News and Information
May 18, 2016

The Honorable Gerald Bruce Lee Receives Diversity Conference Achievement Award

The Honorable Gerald Bruce Lee of the US District Court for the Eastern District of Virginia is the recipient of the 2016 Virginia State Bar Diversity Conference’s Clarence M. Dunnaville Jr. Achievement Award. Lee is being honored for fostering, encouraging, and facilitating diversity and inclusion in the bar, the judiciary, and the legal profession. 

Lee lives by his motto, “To whom much is given, of him much is required,” though he began his life in the public housing projects of Southeast Washington, DC, where his first job was as a street sweeper. After receiving a scholarship to attend the American University, from where he graduated in 1973, Lee went on to receive a law degree from American University’s Washington College of Law in 1976.

Lee worked as a successful civil and criminal lawyer for fifteen years before beginning his judicial career when he was elected to the 19th Judicial Circuit, Fairfax, in 1992. He was appointed to the Eastern District in 1998, after being nominated by President Clinton, with bipartisan support and the highest rating of each of the twelve bar associations that evaluated him.

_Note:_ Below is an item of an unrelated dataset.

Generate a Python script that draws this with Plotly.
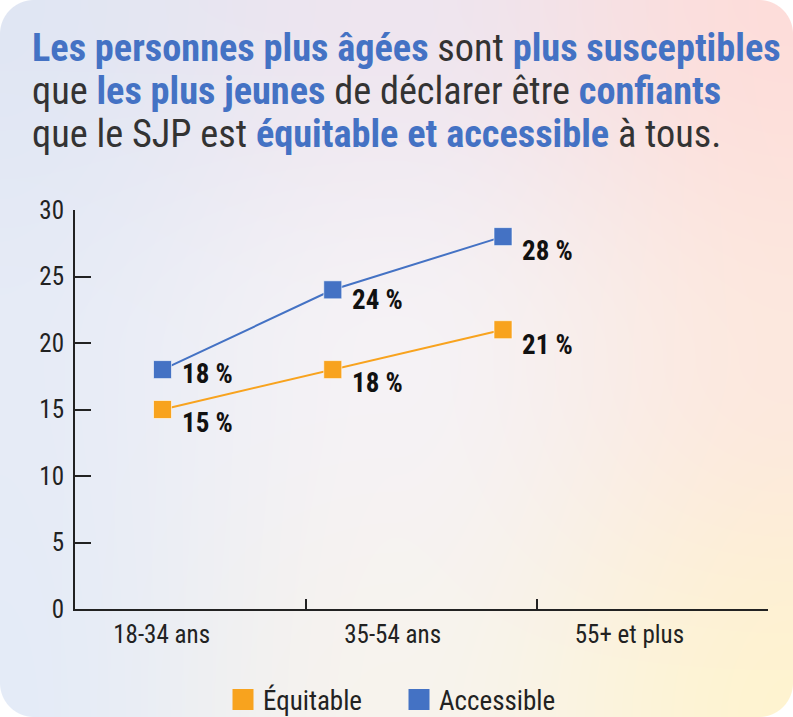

Throughout his career, Lee has sought to give back to the legal community. Upon graduating law school, he co-founded a program that helped minority attorneys advance their careers, and today he works with the Just the Beginning Foundation to create the Share the Wealth program that places hundreds of under-represented minorities in federal clerkships. Thus far, four of his participants have been elevated to the bench. Additionally, Lee launched a Just the Beginning program that has helped more than 300 diverse law students find summer employment in judicial chambers nationwide. Lee also volunteers as a counselor and speaker at Kamp Kappa, a program to help educate and inform boys ranging in age from 10 to 16 about the justice system, and to help create interest in legal careers.

Because of his devoted years of service as a volunteer, an educator, and a role model, Lee has received numerous awards including The Lodestar Award for mentoring from American University, the Distinguished Service Award from the Virginia Commission on Women and Minorities in the Legal Profession, the Fairfax County Human Rights Commission Human Award, the Asian American Bar Association Award, the Medgar Evers Award from the National Association of Blacks in Criminal Justice, the Ollie May Cooper Award from the Washington Bar Association, and the Oliver Hill/Samuel E. Tucker Lifetime Achievement Award from the Old Dominion Bar Association.

The Clarence M. Dunnaville Jr. Achievement Award will be presented June 17 during the Virginia State Bar Annual Meeting in Virginia Beach.